● GIVEN INFORMATION:

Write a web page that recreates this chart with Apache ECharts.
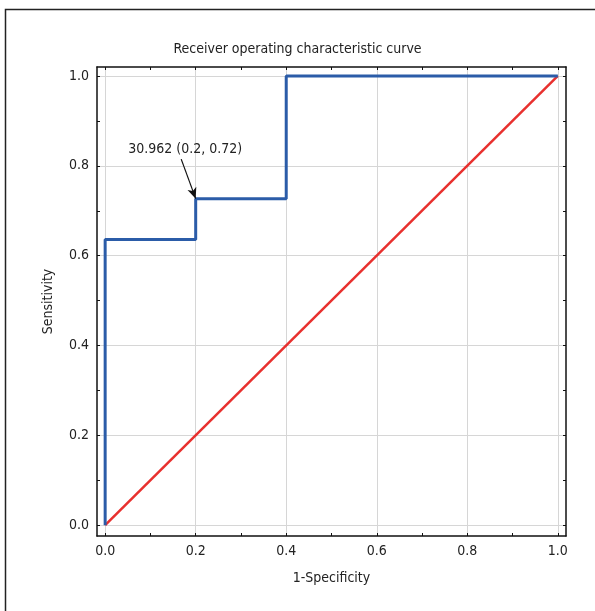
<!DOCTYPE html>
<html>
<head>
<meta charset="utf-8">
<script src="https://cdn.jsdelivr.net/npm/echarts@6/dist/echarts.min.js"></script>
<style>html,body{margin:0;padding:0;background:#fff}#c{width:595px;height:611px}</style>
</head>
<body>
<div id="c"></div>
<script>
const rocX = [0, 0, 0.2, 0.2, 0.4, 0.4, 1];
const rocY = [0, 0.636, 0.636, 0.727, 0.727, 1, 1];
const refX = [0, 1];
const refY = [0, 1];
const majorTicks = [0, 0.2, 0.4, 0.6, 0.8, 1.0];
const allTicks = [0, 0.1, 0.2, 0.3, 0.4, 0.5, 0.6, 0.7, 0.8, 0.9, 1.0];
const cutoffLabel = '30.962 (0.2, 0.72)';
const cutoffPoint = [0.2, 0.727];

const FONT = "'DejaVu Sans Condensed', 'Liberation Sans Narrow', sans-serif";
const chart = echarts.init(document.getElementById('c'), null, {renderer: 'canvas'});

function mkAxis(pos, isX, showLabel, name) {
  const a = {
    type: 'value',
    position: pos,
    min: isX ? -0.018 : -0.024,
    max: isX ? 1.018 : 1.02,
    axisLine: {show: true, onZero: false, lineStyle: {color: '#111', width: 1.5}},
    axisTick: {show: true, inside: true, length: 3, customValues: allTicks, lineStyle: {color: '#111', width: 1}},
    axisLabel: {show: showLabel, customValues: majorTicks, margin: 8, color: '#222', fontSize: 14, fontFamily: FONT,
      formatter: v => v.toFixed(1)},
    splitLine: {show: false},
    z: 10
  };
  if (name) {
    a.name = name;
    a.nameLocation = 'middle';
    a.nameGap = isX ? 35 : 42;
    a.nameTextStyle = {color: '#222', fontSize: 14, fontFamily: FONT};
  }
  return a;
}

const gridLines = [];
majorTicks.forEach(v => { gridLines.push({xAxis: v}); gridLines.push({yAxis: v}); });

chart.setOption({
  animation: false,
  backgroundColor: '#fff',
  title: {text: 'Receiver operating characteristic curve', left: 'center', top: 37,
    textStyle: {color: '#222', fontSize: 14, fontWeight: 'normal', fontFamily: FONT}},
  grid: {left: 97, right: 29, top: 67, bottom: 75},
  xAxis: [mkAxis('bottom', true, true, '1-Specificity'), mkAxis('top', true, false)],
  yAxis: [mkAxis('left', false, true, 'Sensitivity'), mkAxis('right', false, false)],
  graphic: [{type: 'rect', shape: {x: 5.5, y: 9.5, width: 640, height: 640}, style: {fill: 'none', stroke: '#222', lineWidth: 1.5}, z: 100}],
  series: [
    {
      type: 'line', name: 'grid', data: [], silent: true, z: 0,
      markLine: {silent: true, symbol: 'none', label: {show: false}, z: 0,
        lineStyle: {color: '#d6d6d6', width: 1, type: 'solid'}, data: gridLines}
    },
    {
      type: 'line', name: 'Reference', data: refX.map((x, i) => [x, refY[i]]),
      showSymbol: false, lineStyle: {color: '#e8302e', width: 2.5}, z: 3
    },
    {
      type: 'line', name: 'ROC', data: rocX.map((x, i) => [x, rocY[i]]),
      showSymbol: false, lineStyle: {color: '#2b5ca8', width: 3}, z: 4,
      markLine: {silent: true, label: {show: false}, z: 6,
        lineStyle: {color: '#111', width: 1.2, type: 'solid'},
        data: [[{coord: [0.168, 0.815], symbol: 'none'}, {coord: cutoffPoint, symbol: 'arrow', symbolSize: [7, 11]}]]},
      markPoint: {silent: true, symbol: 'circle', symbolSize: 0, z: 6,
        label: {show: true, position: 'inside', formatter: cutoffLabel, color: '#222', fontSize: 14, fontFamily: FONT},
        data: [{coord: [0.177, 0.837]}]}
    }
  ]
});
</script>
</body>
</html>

● WHAT YOU SHOULD DO:
Skip every picture and return the lines above from the top through the one that contains "const cutoffPoint = [0.2, 0.727];".

● RESULT OF THIS EXERCISE:
Write a web page that recreates this chart with Apache ECharts.
<!DOCTYPE html>
<html>
<head>
<meta charset="utf-8">
<script src="https://cdn.jsdelivr.net/npm/echarts@6/dist/echarts.min.js"></script>
<style>html,body{margin:0;padding:0;background:#fff}#c{width:595px;height:611px}</style>
</head>
<body>
<div id="c"></div>
<script>
const rocX = [0, 0, 0.2, 0.2, 0.4, 0.4, 1];
const rocY = [0, 0.636, 0.636, 0.727, 0.727, 1, 1];
const refX = [0, 1];
const refY = [0, 1];
const majorTicks = [0, 0.2, 0.4, 0.6, 0.8, 1.0];
const allTicks = [0, 0.1, 0.2, 0.3, 0.4, 0.5, 0.6, 0.7, 0.8, 0.9, 1.0];
const cutoffLabel = '30.962 (0.2, 0.72)';
const cutoffPoint = [0.2, 0.727];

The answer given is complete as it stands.